Politica

Il reuccio di Napoli

Se ricordo bene - sono ormai passati quindici anni - quando i magistrati di Napoli fecero piazza pulita della Dc di Gava, l’entusiamo per l’opera di moralizzazione partì dalla Campania e attraversò tutta la penisola italica. Si diceva che finalmente era stata distrutta la diabolica connessione malavitosa tra politica e affari, che si era dato spazio a una nuova classe dirigente immune dalla corruzione, che si lasciava finalmente respirare una società asfissiata dall’illegalità legalizzata dai compromessi politici.
Sempre se ricordo bene, si faceva allora il paragone con Palermo e la Sicilia dove, invece, si diceva che la magistratura non era riuscita a distruggere il rapporto tra mafia e politica, che la società rimaneva imbrigliata nelle vecchie logiche di potere della Democrazia cristiana e dei suoi alleati e che, di conseguenza, l’isola e il suo capoluogo sarebbero stati destinati a rimanere in una permanente semilegalità, senza sviluppo economico e sociale.
Oggi, osservando quello che accade a Napoli e quello che accade a Palermo, bisogna constatare che i problemi della città siciliana sono certamente più circoscritti e contenuti rispetto a quelli della città napoletana. Qui ormai la situazione è fuori controllo, la criminalità è dilagante, si invoca la presenza dell'esercito con funzioni di polizia. Eppure a Napoli non aveva trionfato la questione morale? Bassolino, i Ds e i democristiani bravi e buoni della Iervolino non dovevano rappresentare il nuovo volto onesto e pulito della politica, in grado di far rinascere la città partenopea? E per Palermo, dove non era stato tagliato il cordone ombelicale tra la vecchia Democrazia cristiana dei Mannino e quella odierna dei Cuffaro, non si profetizzava invece un futuro di disastri?
Con le dovute e sensate cautele sta molto meglio la Palermo di Cuffaro della Napoli di Bassolino e soci. Perché? Perché l’onda giustizialista moralizzatrice della magistratura napoletana ha distrutto la politica. Bassolino e i suoi soci governano la Campania e il capoluogo avendo sistematicamente annientato qualsiasi forma di opposizione, anzi, il fatto significativo è che l’unica opposizione a Bassolino viene dal sindaco di Salerno che è del suo stesso partito, dei Ds.
La società trova le sue possibilità di integrazione e aggregazione se la politica non viene distrutta, perché la società si rappresenta attraverso la politica. Ma quest’ultima per esistere deve potersi esprimere attraverso un dibattito reale, attraverso la dinamica di maggioranza e opposizione, attraverso la rappresentazione di istanze collettive conflittuali o contraddittorie di cui si cerca politicamente una sintesi.
A Napoli invece abbiamo assistito al trionfo dei giusti e alla distruzione della politica.

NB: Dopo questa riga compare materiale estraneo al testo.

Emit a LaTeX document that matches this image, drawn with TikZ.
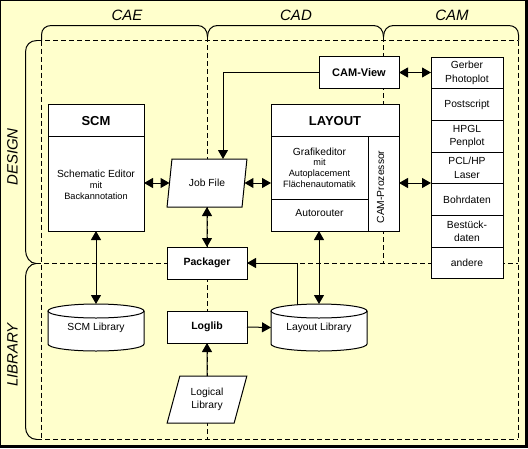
\documentclass[tikz,border=0pt]{standalone}
\usepackage{fontspec}
\setmainfont{Liberation Sans}
\usetikzlibrary{arrows.meta,shapes.geometric}
\definecolor{bgyellow}{HTML}{FFFFCC}
\begin{document}
\begin{tikzpicture}[x=1pt,y=-1pt,line width=1pt,
  bx/.style={draw=black,fill=white,inner sep=0pt,outer sep=0pt,line width=1pt},
  sect/.style={font=\fontsize{15}{18}\selectfont\itshape,inner sep=0pt},
  txt/.style={font=\fontsize{10.3}{13.3}\selectfont,inner sep=0pt},
  smalltxt/.style={font=\fontsize{9.2}{11}\selectfont,inner sep=0pt},
  hdr/.style={font=\fontsize{13}{15}\selectfont\bfseries,inner sep=0pt},
  btxt/.style={font=\fontsize{10.5}{13}\selectfont\bfseries},
  dsh/.style={dash pattern=on 5pt off 3pt},
  arr/.style={-{Triangle[length=9pt,width=10pt]}},
  darr/.style={{Triangle[length=9pt,width=10pt]}-{Triangle[length=9pt,width=10pt]}},
  para/.style={bx,txt,trapezium,trapezium left angle=71.57,trapezium right angle=108.43,
    trapezium stretches=true,minimum width=80pt,align=center},
  lbl/.style={txt,minimum width=96pt,minimum height=47pt,outer sep=0pt},
]
% background and frame
\fill[bgyellow] (0,0) rectangle (528,448);
\useasboundingbox (0,0) rectangle (528,448);
\fill[black] (0,0) rectangle (528,1);
\fill[black] (0,0) rectangle (1,448);
\fill[black] (525,0) rectangle (528,448);
\fill[black] (0,445) rectangle (528,448);

% section labels
\node[sect] (cae) at (127,15) {CAE};
\node[sect] (cad) at (296,15) {CAD};
\node[sect] (cam) at (452,15) {CAM};
\node[sect,rotate=90] (design) at (12.5,157) {DESIGN};
\node[sect,rotate=90] (library) at (12.5,355) {LIBRARY};

% dashed grid
\draw[dsh] (37,40.5) -- (518,40.5);
\draw[dsh] (36,263.5) -- (518,263.5);
\draw[dsh] (37,439.5) -- (518,439.5);
\draw[dsh] (41.5,40.5) -- (41.5,439.5);
\draw[dsh] (518.5,40.5) -- (518.5,439.5);
\draw[dsh] (207.5,37) -- (207.5,439.5);
\draw[dsh] (383.5,37) -- (383.5,263.5);

% top braces
\draw (41.5,40.5) -- (41.5,35) .. controls (41.5,29) and (45.5,25.5) .. (51.5,25.5)
  -- (197.5,25.5) .. controls (203.5,25.5) and (207.5,30) .. (207.5,37);
\draw (207.5,37) .. controls (207.5,30) and (211.5,25.5) .. (217.5,25.5)
  -- (373.5,25.5) .. controls (379.5,25.5) and (383.5,30) .. (383.5,37);
\draw (383.5,37) .. controls (383.5,30) and (387.5,25.5) .. (393.5,25.5)
  -- (508.5,25.5) .. controls (514.5,25.5) and (518.5,29) .. (518.5,35) -- (518.5,40.5);
% left braces
\draw (37,40.5) .. controls (30,40.5) and (25.5,45) .. (25.5,52)
  -- (25.5,250) .. controls (25.5,257) and (30,263.5) .. (36,263.5);
\draw (36,263.5) .. controls (30,263.5) and (25.5,270) .. (25.5,277)
  -- (25.5,427) .. controls (25.5,434) and (30,439.5) .. (37,439.5);

% SCM
\node[bx,minimum width=96pt,minimum height=127pt] (scm) at (96,167.5) {};
\draw (48,136) -- (144,136);
\node[hdr] (scmT) at (96,121) {SCM};
\node[txt,anchor=base] (scm1) at (96,177.3) {Schematic Editor};
\node[smalltxt,anchor=base] (scm2) at (96,188.3) {mit};
\node[smalltxt,anchor=base] (scm3) at (96,199) {Backannotation};

% Job File
\node[para,minimum height=48pt] (jf) at (207,183) {Job File};

% LAYOUT
\node[bx,minimum width=128pt,minimum height=127pt] (layout) at (335,167.5) {};
\draw (271,136) -- (399,136);
\draw (368,136) -- (368,231);
\draw (271,199) -- (368,199);
\node[hdr] (layT) at (335,121) {LAYOUT};
\node[txt,anchor=base] (lay1) at (319.5,155) {Grafikeditor};
\node[smalltxt,anchor=base] (lay2) at (319.5,165.7) {mit};
\node[smalltxt,anchor=base] (lay3) at (319.5,176.7) {Autoplacement};
\node[smalltxt,anchor=base] (lay4) at (319.5,187.3) {Flächenautomatik};
\node[txt,anchor=base] (lay5) at (319.5,216) {Autorouter};
\node[txt,rotate=90] (lay6) at (380.5,187) {CAM-Prozessor};

% CAM-View
\node[bx,btxt,font=\fontsize{11}{13}\selectfont\bfseries,minimum width=80pt,minimum height=32pt] (camview) at (359,72.5) {CAM-View};

% output stack
\node[bx,txt,align=center,minimum width=72pt,minimum height=31.7pt] (s1) at (467,72.85) {Gerber\\Photoplot};
\node[bx,txt,align=center,minimum width=72pt,minimum height=31.7pt] (s2) at (467,104.55) {Postscript};
\node[bx,txt,align=center,minimum width=72pt,minimum height=31.7pt] (s3) at (467,136.25) {HPGL\\Penplot};
\node[bx,txt,align=center,minimum width=72pt,minimum height=31.7pt] (s4) at (467,167.95) {PCL/HP\\Laser};
\node[bx,txt,align=center,minimum width=72pt,minimum height=31.7pt] (s5) at (467,199.65) {Bohrdaten};
\node[bx,txt,align=center,minimum width=72pt,minimum height=31.7pt] (s6) at (467,231.35) {Bestück-\\daten};
\node[bx,txt,align=center,minimum width=72pt,minimum height=31.7pt] (s7) at (467,263.05) {andere};

% Packager, Loglib, Logical Library
\node[bx,btxt,minimum width=80pt,minimum height=32pt] (pack) at (207,263) {Packager};
\node[bx,btxt,minimum width=80pt,minimum height=32pt] (loglib) at (207,327) {Loglib};
\node[para,minimum height=47pt] (logical) at (207,399.5) {Logical\\Library};

% SCM Library cylinder
\draw[fill=white] (48,311) -- (48,344) .. controls (48,347.9) and (69.5,351) .. (96,351)
  .. controls (122.5,351) and (144,347.9) .. (144,344) -- (144,311);
\draw[fill=white] (96,311) ellipse [x radius=48pt,y radius=7pt];
\node[lbl] (scmlib) at (96,327.5) {SCM Library};
% Layout Library cylinder
\draw[fill=white] (271,311) -- (271,344) .. controls (271,347.9) and (292.5,351) .. (319,351)
  .. controls (345.5,351) and (367,347.9) .. (367,344) -- (367,311);
\draw[fill=white] (319,311) ellipse [x radius=48pt,y radius=7pt];
\node[lbl] (laylib) at (319,327.5) {Layout Library};

% connectors
\draw[darr] (jf.west -| scm.east) -- (jf.west);
\draw[darr] (jf.east) -- (jf.east -| layout.west);
\draw[darr] (camview.east) -- (camview.east -| s1.west);
\draw[darr] (jf.east -| layout.east) -- (jf.east -| s4.west);
\draw[arr] (camview.west) -| ([xshift=16pt]jf.north);
\draw[darr] (jf.south) -- (pack.north);
\draw[darr] (scm.south) -- (scmlib.north);
\draw[darr] (layout.south -| laylib.north) -- (laylib.north);
\draw[arr] ([xshift=-22pt,yshift=-1pt]laylib.north) |- (pack.east);
\draw[arr] (loglib.east) -- (laylib.west);
\draw[arr] (logical.north) -- (loglib.south);
\end{tikzpicture}
\end{document}
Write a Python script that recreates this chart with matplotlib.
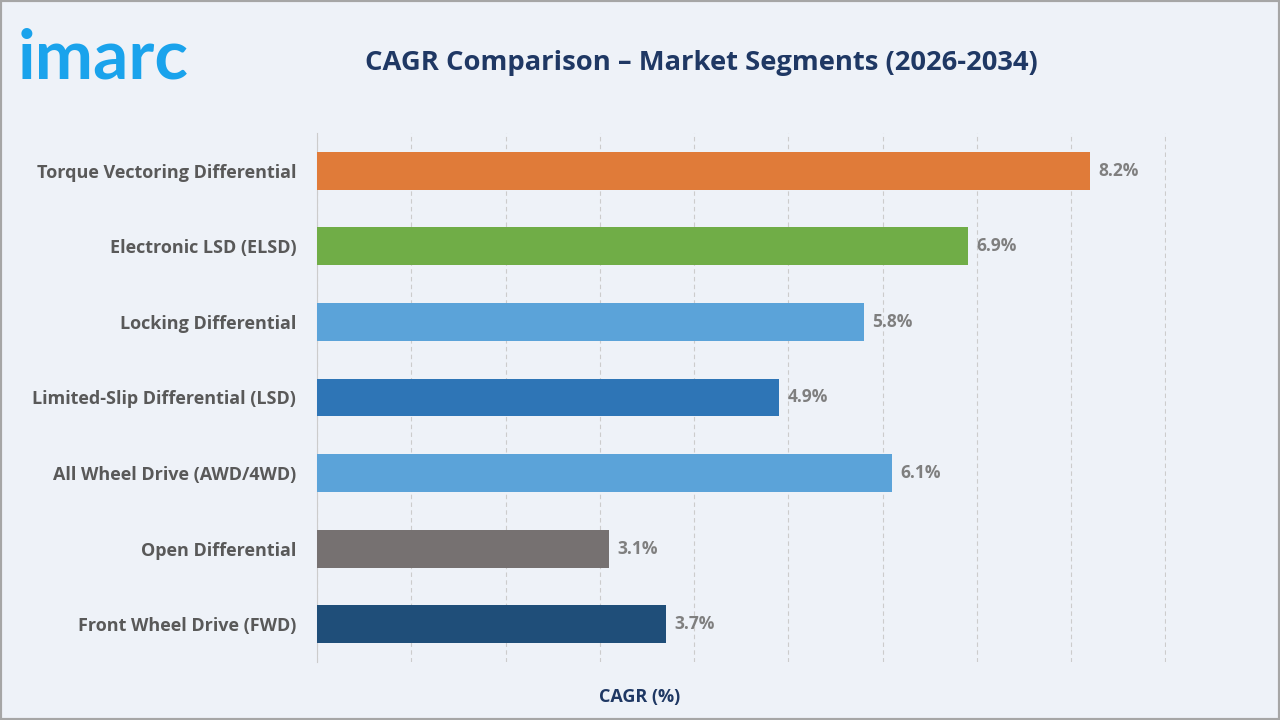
import matplotlib
matplotlib.use('Agg')
import matplotlib.pyplot as plt
from matplotlib.patches import Rectangle

categories = ['Torque Vectoring Differential', 'Electronic LSD (ELSD)', 'Locking Differential',
              'Limited-Slip Differential (LSD)', 'All Wheel Drive (AWD/4WD)', 'Open Differential',
              'Front Wheel Drive (FWD)']
cagr = [8.2, 6.9, 5.8, 4.9, 6.1, 3.1, 3.7]
colors = ['#E07B39', '#70AD47', '#5BA3D9', '#2E75B6', '#5BA3D9', '#767171', '#1F4E79']

BG = '#EEF2F8'
plt.rcParams['font.family'] = ['Open Sans', 'DejaVu Sans']

fig = plt.figure(figsize=(12.8, 7.2), dpi=100, facecolor=BG)
fig.patches.append(Rectangle((0, 0), 1, 1, transform=fig.transFigure, fill=False,
                             edgecolor='#A6A6A6', linewidth=3))

ax = fig.add_axes([0.2477, 0.0806, 0.6632, 0.7347])
ax.set_facecolor(BG)
y = list(range(len(categories)))
ax.barh(y, cagr, height=0.5, color=colors, zorder=3)
for yi, v in zip(y, cagr):
    ax.text(v + 0.09, yi, f'{v}%', va='center', ha='left', fontsize=12.5,
            fontweight='bold', color='#7F7F7F', zorder=4)

ax.set_xlim(0, 9.005)
ax.set_ylim(len(categories) - 0.5, -0.5)
ax.set_xticks(range(0, 10))
ax.set_xticklabels([])
ax.tick_params(axis='x', length=0)
ax.set_yticks(y)
ax.set_yticklabels(categories, fontsize=13, fontweight='bold', color='#595959')
ax.tick_params(axis='y', length=0, pad=15)
ax.grid(axis='x', linestyle=(0, (4, 3)), color='#CCCCCC', linewidth=0.8, zorder=0)
for s in ['top', 'right', 'bottom']:
    ax.spines[s].set_visible(False)
ax.spines['left'].set_color('#CCCCCC')

fig.text(0.548, 0.913, 'CAGR Comparison – Market Segments (2026-2034)', ha='center', va='center',
         fontsize=19.7, fontweight='bold', color='#1F3864')
fig.text(0.5, 0.032, 'CAGR (%)', ha='center', va='center', fontsize=13,
         fontweight='bold', color='#1F3864')
fig.text(0.014, 0.918, 'imarc', ha='left', va='center', fontsize=50, fontweight='bold',
         color='#1AA3EC', family=['Lato', 'DejaVu Sans'])

fig.savefig('out.png', dpi=100, facecolor=BG)
plt.close(fig)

Il potere di Bassolino è totale, e con l’annullamento della dialettica tra maggioranza e opposizione è stata disgregata anche la società civile. Palermo non è il paradiso in terra, ma là c’è un dibattito politico e sociale reale dove non si è impedito all’opposizione di esercitare il suo ruolo, dove intervengono i magistrati a dire la loro, dove ci sono le verifiche dei commissari spediti da Roma, dove c’è una società locale e nazionale che riesce ad esercitare un controllo.
A Napoli arriverà l’esercito oppure si creerà una città presidiata dalla polizia, si metteranno in galera un po’ di persone... E poi? Poi il problema resta, perché il fondamento del disastro campano-napoletano è politico ed è la politica campano-napoletana che deve cambiare.

Soltanto la complessità politica con il suo dibattito reale e le sue sintesi è in grado di aggregare la società; soltanto la libertà di critica e non l’omologazione potranno recuperare una società relegata nell’illegalità dal vuoto politico del potere bassoliniano.